Special attention is paid to the brooding neighbourhood of
Charleston. Employing his knowledge of the area, Affleck instills The Town with
local customs and heated attitudes, making the whole film feel terrifically
alert and lived-in. There’s an
ominous quality that permeates the frame, emerging from an awareness of the
surroundings, with Affleck eschewing glossy locations to turn his Massachusetts
backyard into a claustrophobic war zone, urging Doug to reconsider his vocation
once the serenity of Claire enters his life. The Town holds to that tightly, keeping the area’s personality alive through
vivid
locations and characterisations, with dialogue often tearing into
incomprehensible vernacular befitting this rough criminal brotherhood,
underlining the uneasy bond between Doug and James.

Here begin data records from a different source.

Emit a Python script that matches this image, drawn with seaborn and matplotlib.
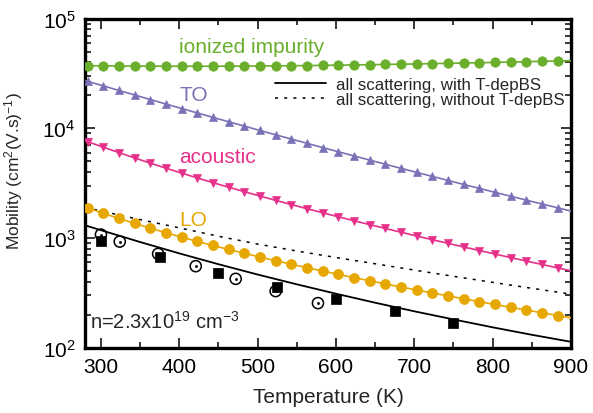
import numpy as np
import pandas as pd
import matplotlib
matplotlib.use("Agg")
import matplotlib.pyplot as plt
from matplotlib.lines import Line2D
from matplotlib.ticker import MultipleLocator, LogLocator, NullFormatter
import seaborn as sns

# ---------------- data ----------------
# temperatures of the model curves (line end points + marker positions)
T_curve = [280] + [283 + 20 * i for i in range(31)] + [900]

mu_ionized = [37200,
              37200, 37100, 37000, 36900, 36900, 36800, 36800, 36800, 36800, 36900,
              36900, 37000, 37100, 37200, 37300, 37500, 37600, 37800, 38000, 38200,
              38400, 38600, 38900, 39100, 39400, 39600, 39900, 40200, 40500, 40800,
              41100,
              41300]
mu_TO = [27200,
         26820, 24350, 22120, 20110, 18280, 16630, 15140, 13790, 12570, 11460,
         10460, 9546, 8720, 7970, 7289, 6668, 6105, 5592, 5123, 4699,
         4311, 3958, 3636, 3342, 3073, 2828, 2603, 2398, 2210, 2037,
         1880,
         1756]
mu_acoustic = [7680,
               7546, 6718, 5993, 5362, 4807, 4323, 3898, 3523, 3190, 2899,
               2640, 2408, 2200, 2014, 1846, 1694, 1557, 1434, 1321, 1219,
               1126, 1040, 963, 892, 826, 767, 712, 661, 615, 572,
               532,
               501]
mu_LO = [1909,
         1877, 1676, 1503, 1355, 1226, 1114, 1015, 928.9, 852.2, 784.1,
         723.3, 668.3, 619.3, 574.9, 534.6, 498.1, 464.5, 434.0, 406.1, 380.3,
         356.6, 334.7, 314.5, 295.6, 278.2, 261.9, 246.9, 232.8, 219.6, 207.4,
         195.7,
         186.4]

T_total = [280, 300, 350, 400, 450, 500, 550, 600, 650, 700, 750, 800, 850, 900]
mu_total_T = [1300, 1175, 916.6, 722.1, 575.1, 463.0, 377.0, 309.5, 256.2, 213.9,
              180.4, 152.8, 130.6, 112.7]
mu_total_noT = [1897, 1759, 1468, 1235, 1035, 878.1, 759.0, 662.1, 580.6, 508.2,
                446.2, 392.9, 346.8, 306.8]

T_exp_sq = [300, 375, 450, 525, 600, 675, 750]
mu_exp_sq = [933, 667, 477, 355, 278, 215, 167]
T_exp_circ = [300, 324, 373, 421, 472, 523, 577]
mu_exp_circ = [1072, 925, 715, 552, 423, 327, 254]

labels = ["ionized impurity", "TO", "acoustic", "LO"]
legend_labels = ["all scattering, with T-depBS", "all scattering, without T-depBS"]

# ---------------- style ----------------
sns.set_style("ticks")
plt.rcParams["font.family"] = ["Liberation Sans", "DejaVu Sans"]
plt.rcParams["mathtext.fontset"] = "custom"
plt.rcParams["mathtext.rm"] = "Liberation Sans"
plt.rcParams["mathtext.it"] = "Liberation Sans:italic"
plt.rcParams["mathtext.default"] = "regular"

c_green = "#6aae2c"
c_purple = "#7a72b6"
c_pink = "#e6308a"
c_orange = "#e6a700"

fig = plt.figure(figsize=(5.93, 4.14), dpi=100)
ax = fig.add_axes([0.1438, 0.1582, 0.8191, 0.7944])

curves = [
    (mu_ionized, c_green, "o", 6.8),
    (mu_TO, c_purple, "^", 6.0),
    (mu_acoustic, c_pink, "v", 6.0),
    (mu_LO, c_orange, "o", 7.2),
]
for vals, col, mk, ms in curves:
    df = pd.DataFrame({"T": T_curve, "mu": vals})
    sns.lineplot(data=df, x="T", y="mu", ax=ax, color=col, lw=1.2,
                 marker=mk, markersize=ms, markeredgecolor=col,
                 markeredgewidth=0.5, markevery=slice(1, -1), legend=False,
                 zorder=3)

df_tot = pd.DataFrame({"T": T_total, "with": mu_total_T, "without": mu_total_noT})
sns.lineplot(data=df_tot, x="T", y="with", ax=ax, color="black", lw=1.3,
             legend=False, zorder=2)
sns.lineplot(data=df_tot, x="T", y="without", ax=ax, color="black", lw=1.1,
             linestyle=(0, (2.0, 4.0)), legend=False, zorder=2)

sns.scatterplot(x=T_exp_sq, y=mu_exp_sq, ax=ax, marker="s", s=62,
                color="black", edgecolor="black", linewidth=0.5, zorder=4)
sns.scatterplot(x=T_exp_circ, y=mu_exp_circ, ax=ax, marker="o", s=64,
                facecolors="none", edgecolor="black", linewidth=1.1, zorder=4)
sns.scatterplot(x=T_exp_circ, y=mu_exp_circ, ax=ax, marker="o", s=3,
                color="black", edgecolor="black", linewidth=0.3, zorder=5)

ax.set_yscale("log")
ax.set_xlim(280, 900)
ax.set_ylim(100, 1e5)

ax.xaxis.set_major_locator(MultipleLocator(100))
ax.xaxis.set_minor_locator(MultipleLocator(50))
ax.yaxis.set_major_locator(LogLocator(base=10))
ax.yaxis.set_minor_locator(LogLocator(base=10, subs=np.arange(2, 10)))
ax.yaxis.set_minor_formatter(NullFormatter())

ax.tick_params(which="both", direction="in", top=True, right=True,
               labelsize=15, colors="black", width=1.1)
ax.tick_params(which="major", length=7, pad=7)
ax.tick_params(which="minor", length=4)
for sp in ax.spines.values():
    sp.set_visible(True)
    sp.set_linewidth(2.4)
    sp.set_color("black")

ax.set_xlabel("Temperature (K)", fontsize=15, labelpad=8)
ax.set_ylabel("Mobility (cm$^{2}$(V.s)$^{-1}$)", fontsize=12.5)
ax.yaxis.set_label_coords(-0.124, 0.54)

ax.text(400, 5.62e4, labels[0], color=c_green, fontsize=15, ha="left", va="center")
ax.text(400, 2.05e4, labels[1], color=c_purple, fontsize=15, ha="left", va="center")
ax.text(400, 5.47e3, labels[2], color=c_pink, fontsize=15, ha="left", va="center")
ax.text(400, 1.46e3, labels[3], color=c_orange, fontsize=15, ha="left", va="center")
ax.text(0.01, 0.08, "n=2.3x10$^{19}$ cm$^{-3}$", transform=ax.transAxes,
        fontsize=14.5, ha="left", va="center")

handles = [Line2D([], [], color="black", lw=1.3),
           Line2D([], [], color="black", lw=1.1, linestyle=(0, (2.0, 4.0)))]
ax.legend(handles, legend_labels, loc="upper right", bbox_to_anchor=(0.988, 0.822),
          frameon=False, fontsize=12.2, handlelength=3.0, handletextpad=0.6,
          labelspacing=-0.03, borderaxespad=0.0, borderpad=0.0)

fig.savefig("out.png", dpi=100)
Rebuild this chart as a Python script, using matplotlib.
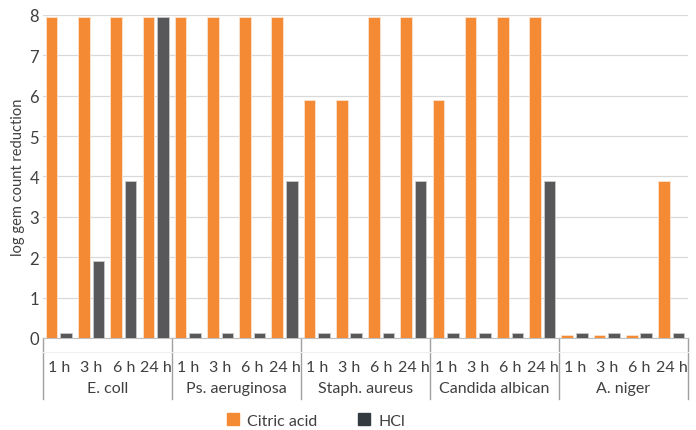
import numpy as np
import matplotlib
matplotlib.use("Agg")
from matplotlib import pyplot as plt
from matplotlib.patches import Patch

# data
groups = ["E. coll", "Ps. aeruginosa", "Staph. aureus", "Candida albican", "A. niger"]
hours = ["1 h", "3 h", "6 h", "24 h"]
citric = [7.95, 7.95, 7.95, 7.95,
          7.95, 7.95, 7.95, 7.95,
          5.9, 5.9, 7.95, 7.95,
          5.9, 7.95, 7.95, 7.95,
          0.08, 0.08, 0.08, 3.9]
hcl = [0.13, 1.9, 3.9, 7.95,
       0.13, 0.13, 0.13, 3.9,
       0.13, 0.13, 0.13, 3.9,
       0.13, 0.13, 0.13, 3.9,
       0.13, 0.13, 0.13, 0.13]

orange = "#F58A35"
grey = "#58585A"
text_col = "#404040"

plt.rcParams["font.family"] = ["Lato", "DejaVu Sans"]

fig = plt.figure(figsize=(6.96, 4.31), dpi=100)
ax = fig.add_axes([0.062, 0.2135, 0.926, 0.7495])

x = np.arange(len(citric))
w = 0.36
ax.bar(x - 0.235, citric, width=w, color=orange, edgecolor="#fbe3cf", linewidth=0.6, zorder=3)
ax.bar(x + 0.215, hcl, width=w, color=grey, edgecolor="#c8c8c8", linewidth=0.6, zorder=3)

ax.set_xlim(-0.5, len(citric) - 0.5)
ax.set_ylim(0, 8)
ax.set_yticks(range(0, 9))
ax.yaxis.grid(True, color="#d9d9d9", linewidth=0.9, zorder=0)
for s in ["top", "right", "left"]:
    ax.spines[s].set_visible(False)
ax.spines["bottom"].set_color("#bfbfbf")
ax.tick_params(axis="y", length=0, labelsize=12, colors=text_col, pad=3)
ax.set_ylabel("log gem count reduction", fontsize=10.5, color=text_col, labelpad=3)

# hour labels
ax.set_xticks(x)
ax.set_xticklabels(hours * len(groups), fontsize=11.5, color=text_col)
ax.tick_params(axis="x", length=0, pad=16)

# group labels and separators
trans = ax.get_xaxis_transform()
for i, g in enumerate(groups):
    ax.text(i * 4 + 1.5, -0.155, g, transform=trans, ha="center", va="center",
            fontsize=11.5, color=text_col)
for i in range(len(groups) + 1):
    ax.plot([i * 4 - 0.5] * 2, [0, -0.189], transform=trans, color="#a0a0a0",
            linewidth=1, clip_on=False)
ax.plot([-0.5, len(citric) - 0.5], [-0.043] * 2, transform=trans, color="#f0f0f0",
        linewidth=0.8, clip_on=False)

handles = [Patch(color=orange, label="Citric acid"), Patch(color="#333a40", label="HCl")]
fig.legend(handles=handles, loc="center", bbox_to_anchor=(0.454, 0.022), ncol=2,
           frameon=False, fontsize=11.5, handlelength=0.75, handleheight=0.75,
           columnspacing=2.6, handletextpad=0.5, labelcolor=text_col)

fig.savefig("out.png", dpi=100)
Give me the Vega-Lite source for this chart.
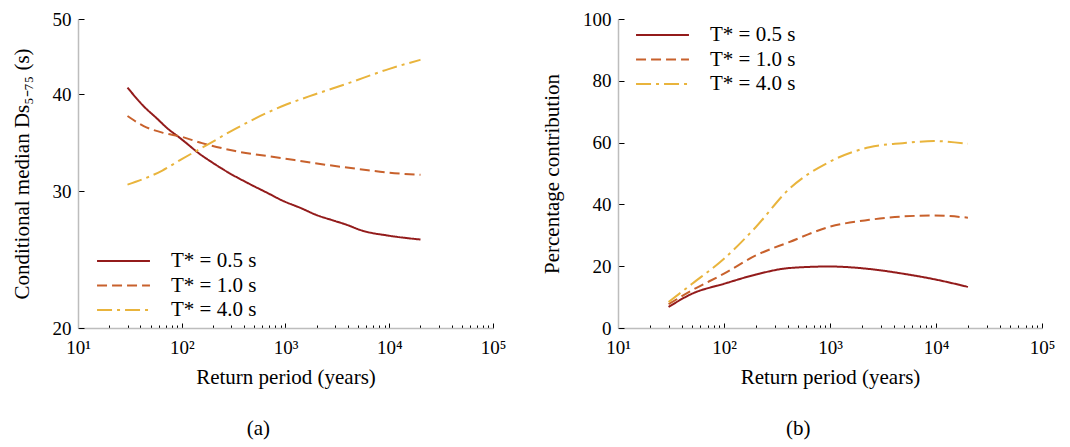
{
  "$schema": "https://vega.github.io/schema/vega-lite/v6.json",
  "padding": {"left": 11, "top": 10, "right": 5, "bottom": 5},
  "background": "white",
  "config": {
    "view": {"stroke": null},
    "font": "Liberation Serif",
    "axis": {
      "grid": false,
      "domainColor": "#bdbdbd",
      "domainWidth": 1.5,
      "tickColor": "black",
      "tickWidth": 1,
      "labelFont": "Liberation Serif",
      "labelFontSize": 19,
      "labelColor": "black",
      "titleFont": "Liberation Serif",
      "titleFontSize": 21,
      "titleFontWeight": "normal",
      "titleColor": "black"
    },
    "legend": {
      "orient": "none",
      "title": null,
      "symbolType": "stroke",
      "symbolSize": 2800,
      "symbolStrokeWidth": 2,
      "labelFont": "Liberation Serif",
      "labelFontSize": 21,
      "labelColor": "black",
      "labelOffset": 20,
      "padding": 0,
      "clipHeight": 20,
      "rowPadding": 3.5
    },
    "title": {"font": "Liberation Serif", "fontSize": 21, "fontWeight": "normal", "color": "black"}
  },
  "datasets": {
    "a": [
      {"T": 30, "v": 40.8, "s": "T* = 0.5 s"},
      {"T": 43, "v": 38.6, "s": "T* = 0.5 s"},
      {"T": 58, "v": 37.2, "s": "T* = 0.5 s"},
      {"T": 72, "v": 36.2, "s": "T* = 0.5 s"},
      {"T": 97, "v": 35.1, "s": "T* = 0.5 s"},
      {"T": 108, "v": 34.7, "s": "T* = 0.5 s"},
      {"T": 145, "v": 33.6, "s": "T* = 0.5 s"},
      {"T": 195, "v": 32.7, "s": "T* = 0.5 s"},
      {"T": 283, "v": 31.7, "s": "T* = 0.5 s"},
      {"T": 441, "v": 30.7, "s": "T* = 0.5 s"},
      {"T": 687, "v": 29.8, "s": "T* = 0.5 s"},
      {"T": 925, "v": 29.2, "s": "T* = 0.5 s"},
      {"T": 1442, "v": 28.5, "s": "T* = 0.5 s"},
      {"T": 1936, "v": 28.0, "s": "T* = 0.5 s"},
      {"T": 2910, "v": 27.5, "s": "T* = 0.5 s"},
      {"T": 3770, "v": 27.2, "s": "T* = 0.5 s"},
      {"T": 5460, "v": 26.7, "s": "T* = 0.5 s"},
      {"T": 9860, "v": 26.3, "s": "T* = 0.5 s"},
      {"T": 20000, "v": 26.0, "s": "T* = 0.5 s"},
      {"T": 30, "v": 37.5, "s": "T* = 1.0 s"},
      {"T": 43, "v": 36.4, "s": "T* = 1.0 s"},
      {"T": 65, "v": 35.7, "s": "T* = 1.0 s"},
      {"T": 97, "v": 35.3, "s": "T* = 1.0 s"},
      {"T": 157, "v": 34.6, "s": "T* = 1.0 s"},
      {"T": 328, "v": 33.8, "s": "T* = 1.0 s"},
      {"T": 925, "v": 33.1, "s": "T* = 1.0 s"},
      {"T": 1936, "v": 32.6, "s": "T* = 1.0 s"},
      {"T": 5460, "v": 32.0, "s": "T* = 1.0 s"},
      {"T": 9860, "v": 31.7, "s": "T* = 1.0 s"},
      {"T": 20000, "v": 31.5, "s": "T* = 1.0 s"},
      {"T": 30, "v": 30.6, "s": "T* = 4.0 s"},
      {"T": 65, "v": 31.9, "s": "T* = 4.0 s"},
      {"T": 100, "v": 33.0, "s": "T* = 4.0 s"},
      {"T": 181, "v": 34.5, "s": "T* = 4.0 s"},
      {"T": 328, "v": 36.1, "s": "T* = 4.0 s"},
      {"T": 925, "v": 38.6, "s": "T* = 4.0 s"},
      {"T": 1936, "v": 40.0, "s": "T* = 4.0 s"},
      {"T": 3770, "v": 41.2, "s": "T* = 4.0 s"},
      {"T": 9860, "v": 43.1, "s": "T* = 4.0 s"},
      {"T": 20000, "v": 44.3, "s": "T* = 4.0 s"}
    ],
    "b": [
      {"T": 30, "v": 6.8, "s": "T* = 0.5 s"},
      {"T": 50, "v": 11.1, "s": "T* = 0.5 s"},
      {"T": 100, "v": 14.3, "s": "T* = 0.5 s"},
      {"T": 200, "v": 17.3, "s": "T* = 0.5 s"},
      {"T": 412, "v": 19.4, "s": "T* = 0.5 s"},
      {"T": 980, "v": 19.9, "s": "T* = 0.5 s"},
      {"T": 2350, "v": 19.1, "s": "T* = 0.5 s"},
      {"T": 4840, "v": 17.6, "s": "T* = 0.5 s"},
      {"T": 9560, "v": 15.8, "s": "T* = 0.5 s"},
      {"T": 20000, "v": 13.3, "s": "T* = 0.5 s"},
      {"T": 30, "v": 7.7, "s": "T* = 1.0 s"},
      {"T": 50, "v": 12.2, "s": "T* = 1.0 s"},
      {"T": 100, "v": 17.6, "s": "T* = 1.0 s"},
      {"T": 200, "v": 23.5, "s": "T* = 1.0 s"},
      {"T": 412, "v": 27.8, "s": "T* = 1.0 s"},
      {"T": 980, "v": 32.7, "s": "T* = 1.0 s"},
      {"T": 2350, "v": 35.0, "s": "T* = 1.0 s"},
      {"T": 4840, "v": 36.1, "s": "T* = 1.0 s"},
      {"T": 9560, "v": 36.4, "s": "T* = 1.0 s"},
      {"T": 20000, "v": 35.7, "s": "T* = 1.0 s"},
      {"T": 30, "v": 8.4, "s": "T* = 4.0 s"},
      {"T": 50, "v": 14.3, "s": "T* = 4.0 s"},
      {"T": 100, "v": 22.4, "s": "T* = 4.0 s"},
      {"T": 200, "v": 32.7, "s": "T* = 4.0 s"},
      {"T": 412, "v": 45.0, "s": "T* = 4.0 s"},
      {"T": 980, "v": 53.7, "s": "T* = 4.0 s"},
      {"T": 2350, "v": 58.5, "s": "T* = 4.0 s"},
      {"T": 4840, "v": 59.8, "s": "T* = 4.0 s"},
      {"T": 9560, "v": 60.5, "s": "T* = 4.0 s"},
      {"T": 20000, "v": 59.6, "s": "T* = 4.0 s"}
    ]
  },
  "spacing": 35,
  "resolve": {
    "scale": {"color": "independent", "strokeDash": "independent", "x": "independent", "y": "independent"},
    "legend": {"color": "independent", "strokeDash": "independent"}
  },
  "hconcat": [
    {
      "width": 415,
      "height": 309,
      "data": {"name": "a"},
      "title": {"text": "(a)", "orient": "bottom", "frame": "bounds", "anchor": "middle", "offset": 31},
      "mark": {"type": "line", "strokeWidth": 2, "interpolate": "monotone"},
      "encoding": {
        "x": {
          "field": "T", "type": "quantitative",
          "scale": {"type": "log", "domain": [10, 100000], "nice": false},
          "axis": {
            "title": "Return period (years)",
            "titlePadding": 9,
            "labelPadding": 15,
            "labelFlush": false,
            "tickSize": {"condition": {"test": "round(datum.value) == 10 || round(datum.value) == 100 || round(datum.value) == 1000 || round(datum.value) == 10000 || round(datum.value) == 100000", "value": -5}, "value": -3},
            "labelExpr": "round(datum.value) == 10 ? '10¹' : round(datum.value) == 100 ? '10²' : round(datum.value) == 1000 ? '10³' : round(datum.value) == 10000 ? '10⁴' : round(datum.value) == 100000 ? '10⁵' : ''"
          }
        },
        "y": {
          "field": "v", "type": "quantitative",
          "scale": {"type": "log", "domain": [20, 50], "nice": false},
          "axis": {
            "title": "Conditional median Ds₅₋₇₅ (s)",
            "values": [20, 30, 40, 50],
            "tickSize": -6,
            "labelPadding": 13,
            "titlePadding": 20
          }
        },
        "color": {
          "field": "s", "type": "nominal",
          "scale": {"domain": ["T* = 0.5 s", "T* = 1.0 s", "T* = 4.0 s"], "range": ["#931b1b", "#c8612c", "#e9b43c"]},
          "legend": {"legendX": 18, "legendY": 232, "labelFont": "Liberation Serif"}
        },
        "strokeDash": {
          "field": "s", "type": "nominal",
          "scale": {"domain": ["T* = 0.5 s", "T* = 1.0 s", "T* = 4.0 s"], "range": [[1, 0], [10, 5], [15, 5, 3, 5]]},
          "legend": {"legendX": 18, "legendY": 232, "labelFont": "Liberation Serif"}
        }
      }
    },
    {
      "width": 424,
      "height": 309,
      "data": {"name": "b"},
      "title": {"text": "(b)", "orient": "bottom", "frame": "bounds", "anchor": "middle", "offset": 31},
      "mark": {"type": "line", "strokeWidth": 2, "interpolate": "monotone"},
      "encoding": {
        "x": {
          "field": "T", "type": "quantitative",
          "scale": {"type": "log", "domain": [10, 100000], "nice": false},
          "axis": {
            "title": "Return period (years)",
            "titlePadding": 9,
            "labelPadding": 15,
            "labelFlush": false,
            "tickSize": {"condition": {"test": "round(datum.value) == 10 || round(datum.value) == 100 || round(datum.value) == 1000 || round(datum.value) == 10000 || round(datum.value) == 100000", "value": -5}, "value": -3},
            "labelExpr": "round(datum.value) == 10 ? '10¹' : round(datum.value) == 100 ? '10²' : round(datum.value) == 1000 ? '10³' : round(datum.value) == 10000 ? '10⁴' : round(datum.value) == 100000 ? '10⁵' : ''"
          }
        },
        "y": {
          "field": "v", "type": "quantitative",
          "scale": {"domain": [0, 100], "nice": false},
          "axis": {
            "title": "Percentage contribution",
            "values": [0, 20, 40, 60, 80, 100],
            "tickSize": -6,
            "labelPadding": 13,
            "titlePadding": 20
          }
        },
        "color": {
          "field": "s", "type": "nominal",
          "scale": {"domain": ["T* = 0.5 s", "T* = 1.0 s", "T* = 4.0 s"], "range": ["#931b1b", "#c8612c", "#e9b43c"]},
          "legend": {"legendX": 17, "legendY": 6, "labelFont": "Liberation Serif"}
        },
        "strokeDash": {
          "field": "s", "type": "nominal",
          "scale": {"domain": ["T* = 0.5 s", "T* = 1.0 s", "T* = 4.0 s"], "range": [[1, 0], [10, 5], [15, 5, 3, 5]]},
          "legend": {"legendX": 17, "legendY": 6, "labelFont": "Liberation Serif"}
        }
      }
    }
  ]
}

While neatly arranged with hostile acts of robbery (the boys
wear ghoulish disguises and attack with heavy weaponry to add a nightmarish
dimension to the sequences) and feverish law enforcement intervention (Hamm is
highly effective as the government bloodhound), The Town slows down to survey
the emotional disturbance at hand. Affleck himself is marvellous with his
actors, permitting elements of tentative endearment and threat to create havoc
in Doug’s once deceptively
simple life of crime. It’s a
measured and quite masterly
helming job that makes the most of the top ensemble, with Affleck the director
supporting Affleck the actor with a horde of expressive faces, creating a
glorious effect for the lead character.
The Town saves the big bang for the finale, where Doug and
the gang are ordered to rob the Cathedral of Boston, complicating the crook’s life to a point of implosion. It’s a breathtaking, rattling closing
sequence, littered with spent bullet casings and bodies, concluding the picture
with a dynamite show of force, barrelling through the beating heart of the
city.
The Town is a menacing, gripping triumph from Ben Affleck,
who finds a precise tone between introspection and extermination to launch a
brutal tale of abortive destiny. It’s
a turbulent story explored with a steady hand, launching Affleck to the upper
echelon of American filmmaking talent.